Direction
Reproduce only this span: the line containing "Reproduce this chart with D3.js.", the line containing "23.1, 24.2, 45.8];", and every line between them, all exactly as given.

Records for this task

-*-*-

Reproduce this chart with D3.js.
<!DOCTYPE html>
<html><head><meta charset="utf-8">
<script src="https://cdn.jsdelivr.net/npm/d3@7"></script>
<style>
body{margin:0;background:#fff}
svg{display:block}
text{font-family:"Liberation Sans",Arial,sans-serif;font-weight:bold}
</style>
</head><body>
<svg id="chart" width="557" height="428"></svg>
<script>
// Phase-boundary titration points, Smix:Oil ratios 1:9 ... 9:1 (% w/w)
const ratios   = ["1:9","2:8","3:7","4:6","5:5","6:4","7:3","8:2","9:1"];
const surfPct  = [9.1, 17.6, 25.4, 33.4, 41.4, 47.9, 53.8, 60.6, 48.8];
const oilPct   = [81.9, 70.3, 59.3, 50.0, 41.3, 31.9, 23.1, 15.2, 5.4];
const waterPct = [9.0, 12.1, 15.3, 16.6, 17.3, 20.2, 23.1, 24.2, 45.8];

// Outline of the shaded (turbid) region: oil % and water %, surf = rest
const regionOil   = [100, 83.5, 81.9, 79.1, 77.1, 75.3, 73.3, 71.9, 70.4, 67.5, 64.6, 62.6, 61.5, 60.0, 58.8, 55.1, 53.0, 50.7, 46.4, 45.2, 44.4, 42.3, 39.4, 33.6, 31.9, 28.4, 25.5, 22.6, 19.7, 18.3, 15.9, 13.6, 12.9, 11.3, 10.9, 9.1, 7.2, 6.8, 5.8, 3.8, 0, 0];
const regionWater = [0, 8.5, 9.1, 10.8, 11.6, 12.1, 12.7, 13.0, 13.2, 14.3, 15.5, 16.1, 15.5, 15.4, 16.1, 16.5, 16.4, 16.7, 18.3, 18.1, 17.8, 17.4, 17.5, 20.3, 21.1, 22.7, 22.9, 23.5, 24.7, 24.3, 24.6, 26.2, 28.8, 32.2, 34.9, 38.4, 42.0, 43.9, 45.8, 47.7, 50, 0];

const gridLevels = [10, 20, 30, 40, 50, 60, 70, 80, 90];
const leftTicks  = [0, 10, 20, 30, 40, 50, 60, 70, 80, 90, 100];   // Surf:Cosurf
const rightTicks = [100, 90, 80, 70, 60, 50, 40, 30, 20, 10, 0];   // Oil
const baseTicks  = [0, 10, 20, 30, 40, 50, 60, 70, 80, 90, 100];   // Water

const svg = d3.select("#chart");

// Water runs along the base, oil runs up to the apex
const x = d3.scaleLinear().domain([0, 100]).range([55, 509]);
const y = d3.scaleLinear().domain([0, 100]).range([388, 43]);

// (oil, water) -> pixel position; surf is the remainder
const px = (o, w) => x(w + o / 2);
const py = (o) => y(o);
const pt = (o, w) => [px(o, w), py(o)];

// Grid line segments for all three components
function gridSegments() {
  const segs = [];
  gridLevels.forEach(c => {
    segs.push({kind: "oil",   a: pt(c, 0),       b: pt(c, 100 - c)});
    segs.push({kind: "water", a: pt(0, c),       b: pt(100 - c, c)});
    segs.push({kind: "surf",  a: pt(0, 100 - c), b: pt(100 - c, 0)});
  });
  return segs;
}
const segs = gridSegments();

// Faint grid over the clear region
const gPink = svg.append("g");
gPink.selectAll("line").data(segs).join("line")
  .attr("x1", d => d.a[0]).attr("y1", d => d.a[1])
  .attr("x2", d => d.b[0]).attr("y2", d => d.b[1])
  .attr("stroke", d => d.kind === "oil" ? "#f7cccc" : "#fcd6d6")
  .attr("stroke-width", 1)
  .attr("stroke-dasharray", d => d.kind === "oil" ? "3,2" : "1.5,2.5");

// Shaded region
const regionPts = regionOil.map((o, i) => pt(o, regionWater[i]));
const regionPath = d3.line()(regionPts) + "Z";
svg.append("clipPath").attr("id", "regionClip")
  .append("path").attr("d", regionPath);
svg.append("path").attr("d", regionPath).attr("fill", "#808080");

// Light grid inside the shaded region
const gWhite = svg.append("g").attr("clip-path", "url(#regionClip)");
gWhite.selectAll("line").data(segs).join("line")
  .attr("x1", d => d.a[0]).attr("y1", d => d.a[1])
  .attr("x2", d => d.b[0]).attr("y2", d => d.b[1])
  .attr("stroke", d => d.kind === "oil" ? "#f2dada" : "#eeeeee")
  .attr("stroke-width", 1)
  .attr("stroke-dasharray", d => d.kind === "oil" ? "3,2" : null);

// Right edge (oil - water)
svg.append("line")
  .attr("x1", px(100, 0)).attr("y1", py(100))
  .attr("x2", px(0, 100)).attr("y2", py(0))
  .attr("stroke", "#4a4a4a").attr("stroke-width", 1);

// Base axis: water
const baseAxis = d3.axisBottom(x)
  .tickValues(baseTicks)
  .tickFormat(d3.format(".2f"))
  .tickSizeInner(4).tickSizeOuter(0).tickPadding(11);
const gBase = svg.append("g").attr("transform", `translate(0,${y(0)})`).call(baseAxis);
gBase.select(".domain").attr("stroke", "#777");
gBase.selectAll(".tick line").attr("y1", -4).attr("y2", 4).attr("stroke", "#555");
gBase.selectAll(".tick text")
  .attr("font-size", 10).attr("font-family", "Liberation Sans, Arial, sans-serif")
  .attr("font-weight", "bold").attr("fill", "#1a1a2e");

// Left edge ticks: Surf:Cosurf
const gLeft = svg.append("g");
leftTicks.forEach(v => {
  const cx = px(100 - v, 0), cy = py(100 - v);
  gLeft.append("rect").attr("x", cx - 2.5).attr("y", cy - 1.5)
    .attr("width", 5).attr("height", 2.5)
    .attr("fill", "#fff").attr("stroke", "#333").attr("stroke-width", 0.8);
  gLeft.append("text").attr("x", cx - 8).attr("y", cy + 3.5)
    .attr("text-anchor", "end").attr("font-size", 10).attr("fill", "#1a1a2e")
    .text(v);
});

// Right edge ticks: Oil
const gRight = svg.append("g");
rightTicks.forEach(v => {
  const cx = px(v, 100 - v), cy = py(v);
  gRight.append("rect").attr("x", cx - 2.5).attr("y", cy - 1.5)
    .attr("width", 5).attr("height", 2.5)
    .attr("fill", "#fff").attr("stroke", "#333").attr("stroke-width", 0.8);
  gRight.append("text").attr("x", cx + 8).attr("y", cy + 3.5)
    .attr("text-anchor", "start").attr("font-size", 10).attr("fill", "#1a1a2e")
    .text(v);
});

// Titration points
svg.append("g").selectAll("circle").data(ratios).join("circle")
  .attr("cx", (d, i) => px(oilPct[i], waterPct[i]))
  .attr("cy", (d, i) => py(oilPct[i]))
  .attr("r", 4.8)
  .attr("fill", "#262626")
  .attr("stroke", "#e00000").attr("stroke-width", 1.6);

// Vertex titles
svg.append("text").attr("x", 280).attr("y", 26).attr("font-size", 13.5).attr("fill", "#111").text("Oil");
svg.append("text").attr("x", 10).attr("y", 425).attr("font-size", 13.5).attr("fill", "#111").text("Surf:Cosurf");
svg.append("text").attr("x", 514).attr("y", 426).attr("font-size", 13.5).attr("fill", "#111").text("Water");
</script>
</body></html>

-*-*-

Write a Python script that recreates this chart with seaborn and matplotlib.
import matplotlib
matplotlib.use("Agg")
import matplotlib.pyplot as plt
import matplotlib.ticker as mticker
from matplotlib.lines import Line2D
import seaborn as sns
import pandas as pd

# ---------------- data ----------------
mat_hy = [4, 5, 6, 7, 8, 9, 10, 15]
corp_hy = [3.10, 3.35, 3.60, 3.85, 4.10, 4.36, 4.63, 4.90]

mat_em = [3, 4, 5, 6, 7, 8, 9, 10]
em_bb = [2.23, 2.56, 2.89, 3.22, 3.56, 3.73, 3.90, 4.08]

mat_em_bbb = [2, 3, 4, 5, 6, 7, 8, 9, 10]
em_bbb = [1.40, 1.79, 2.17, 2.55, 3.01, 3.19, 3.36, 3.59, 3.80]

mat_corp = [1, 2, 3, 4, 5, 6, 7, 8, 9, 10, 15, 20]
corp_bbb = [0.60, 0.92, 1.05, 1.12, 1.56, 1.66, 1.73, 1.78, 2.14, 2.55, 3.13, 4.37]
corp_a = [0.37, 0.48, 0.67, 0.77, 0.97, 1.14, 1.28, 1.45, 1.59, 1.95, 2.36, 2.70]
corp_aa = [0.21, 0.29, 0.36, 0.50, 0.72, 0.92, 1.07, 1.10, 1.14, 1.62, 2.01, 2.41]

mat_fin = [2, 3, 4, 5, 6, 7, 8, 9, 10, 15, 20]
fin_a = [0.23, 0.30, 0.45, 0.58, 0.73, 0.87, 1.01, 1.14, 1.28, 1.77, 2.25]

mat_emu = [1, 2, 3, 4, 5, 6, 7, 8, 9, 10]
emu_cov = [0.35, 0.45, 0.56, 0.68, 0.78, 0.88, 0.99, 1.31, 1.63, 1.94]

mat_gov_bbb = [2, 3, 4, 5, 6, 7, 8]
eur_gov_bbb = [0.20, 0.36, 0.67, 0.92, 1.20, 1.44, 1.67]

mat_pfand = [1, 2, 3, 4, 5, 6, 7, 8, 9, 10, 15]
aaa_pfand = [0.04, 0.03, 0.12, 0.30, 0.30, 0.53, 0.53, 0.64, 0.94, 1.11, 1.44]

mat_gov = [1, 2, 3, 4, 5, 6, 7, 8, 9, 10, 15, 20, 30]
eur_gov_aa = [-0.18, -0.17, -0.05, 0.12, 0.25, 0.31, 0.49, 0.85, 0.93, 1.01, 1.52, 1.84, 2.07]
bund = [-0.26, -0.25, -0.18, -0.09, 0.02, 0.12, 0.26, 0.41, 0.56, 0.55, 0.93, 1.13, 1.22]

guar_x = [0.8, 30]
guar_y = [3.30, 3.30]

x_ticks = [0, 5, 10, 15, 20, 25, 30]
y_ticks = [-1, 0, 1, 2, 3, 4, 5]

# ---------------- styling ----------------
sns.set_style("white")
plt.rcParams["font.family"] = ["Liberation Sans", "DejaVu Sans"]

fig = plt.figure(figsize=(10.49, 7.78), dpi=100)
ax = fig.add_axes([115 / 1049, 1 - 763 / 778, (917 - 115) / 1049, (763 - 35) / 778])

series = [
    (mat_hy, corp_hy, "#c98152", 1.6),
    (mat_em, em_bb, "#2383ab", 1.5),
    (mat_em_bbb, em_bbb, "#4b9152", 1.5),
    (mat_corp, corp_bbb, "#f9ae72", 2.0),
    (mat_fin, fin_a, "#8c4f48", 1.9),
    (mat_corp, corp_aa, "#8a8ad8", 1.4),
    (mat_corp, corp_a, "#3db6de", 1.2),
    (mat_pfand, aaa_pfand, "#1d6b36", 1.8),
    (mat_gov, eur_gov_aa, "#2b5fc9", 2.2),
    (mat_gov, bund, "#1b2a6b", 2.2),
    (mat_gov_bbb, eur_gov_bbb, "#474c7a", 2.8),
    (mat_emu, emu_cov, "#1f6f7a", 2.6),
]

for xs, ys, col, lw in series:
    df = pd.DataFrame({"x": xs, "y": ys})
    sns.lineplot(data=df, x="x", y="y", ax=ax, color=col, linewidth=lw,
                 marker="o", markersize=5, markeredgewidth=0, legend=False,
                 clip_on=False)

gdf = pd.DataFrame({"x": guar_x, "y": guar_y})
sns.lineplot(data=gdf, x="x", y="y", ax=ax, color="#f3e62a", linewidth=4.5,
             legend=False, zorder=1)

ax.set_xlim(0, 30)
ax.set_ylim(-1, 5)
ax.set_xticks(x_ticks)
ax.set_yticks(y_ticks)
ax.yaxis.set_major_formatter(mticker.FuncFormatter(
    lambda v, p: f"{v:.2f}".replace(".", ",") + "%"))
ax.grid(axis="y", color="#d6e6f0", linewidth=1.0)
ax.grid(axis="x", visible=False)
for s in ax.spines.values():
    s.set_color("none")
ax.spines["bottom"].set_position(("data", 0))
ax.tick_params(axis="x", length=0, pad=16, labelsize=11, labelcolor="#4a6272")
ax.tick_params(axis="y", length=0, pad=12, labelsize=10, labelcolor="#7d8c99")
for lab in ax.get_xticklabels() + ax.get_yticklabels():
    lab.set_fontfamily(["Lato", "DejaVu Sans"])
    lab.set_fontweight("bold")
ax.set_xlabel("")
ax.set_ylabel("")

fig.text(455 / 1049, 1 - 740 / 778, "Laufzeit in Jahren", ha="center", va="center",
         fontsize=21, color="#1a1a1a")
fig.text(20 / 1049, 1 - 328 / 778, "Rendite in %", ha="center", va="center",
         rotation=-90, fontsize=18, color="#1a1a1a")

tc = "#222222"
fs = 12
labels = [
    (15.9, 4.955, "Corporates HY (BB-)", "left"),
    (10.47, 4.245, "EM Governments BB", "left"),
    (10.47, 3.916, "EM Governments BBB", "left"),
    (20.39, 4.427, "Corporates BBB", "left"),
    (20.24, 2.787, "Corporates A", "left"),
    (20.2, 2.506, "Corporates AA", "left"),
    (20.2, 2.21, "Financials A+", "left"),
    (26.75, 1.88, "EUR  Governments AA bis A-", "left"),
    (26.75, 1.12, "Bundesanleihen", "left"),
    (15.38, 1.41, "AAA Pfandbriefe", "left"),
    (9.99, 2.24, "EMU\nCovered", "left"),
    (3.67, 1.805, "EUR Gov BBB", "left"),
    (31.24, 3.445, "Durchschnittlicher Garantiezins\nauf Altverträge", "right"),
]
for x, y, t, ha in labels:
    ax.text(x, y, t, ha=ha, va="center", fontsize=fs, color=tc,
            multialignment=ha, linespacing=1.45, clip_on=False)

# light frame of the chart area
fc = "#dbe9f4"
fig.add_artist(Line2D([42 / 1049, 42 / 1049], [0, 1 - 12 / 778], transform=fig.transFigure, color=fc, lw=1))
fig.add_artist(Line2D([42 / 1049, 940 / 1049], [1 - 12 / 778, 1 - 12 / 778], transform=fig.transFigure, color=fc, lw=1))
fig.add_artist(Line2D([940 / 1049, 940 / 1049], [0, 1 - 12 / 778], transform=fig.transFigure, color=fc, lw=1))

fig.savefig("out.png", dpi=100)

-*-*-

Result of the exercise
Reproduce this chart with D3.js.
<!DOCTYPE html>
<html><head><meta charset="utf-8">
<script src="https://cdn.jsdelivr.net/npm/d3@7"></script>
<style>
body{margin:0;background:#fff}
svg{display:block}
text{font-family:"Liberation Sans",Arial,sans-serif;font-weight:bold}
</style>
</head><body>
<svg id="chart" width="557" height="428"></svg>
<script>
// Phase-boundary titration points, Smix:Oil ratios 1:9 ... 9:1 (% w/w)
const ratios   = ["1:9","2:8","3:7","4:6","5:5","6:4","7:3","8:2","9:1"];
const surfPct  = [9.1, 17.6, 25.4, 33.4, 41.4, 47.9, 53.8, 60.6, 48.8];
const oilPct   = [81.9, 70.3, 59.3, 50.0, 41.3, 31.9, 23.1, 15.2, 5.4];
const waterPct = [9.0, 12.1, 15.3, 16.6, 17.3, 20.2, 23.1, 24.2, 45.8];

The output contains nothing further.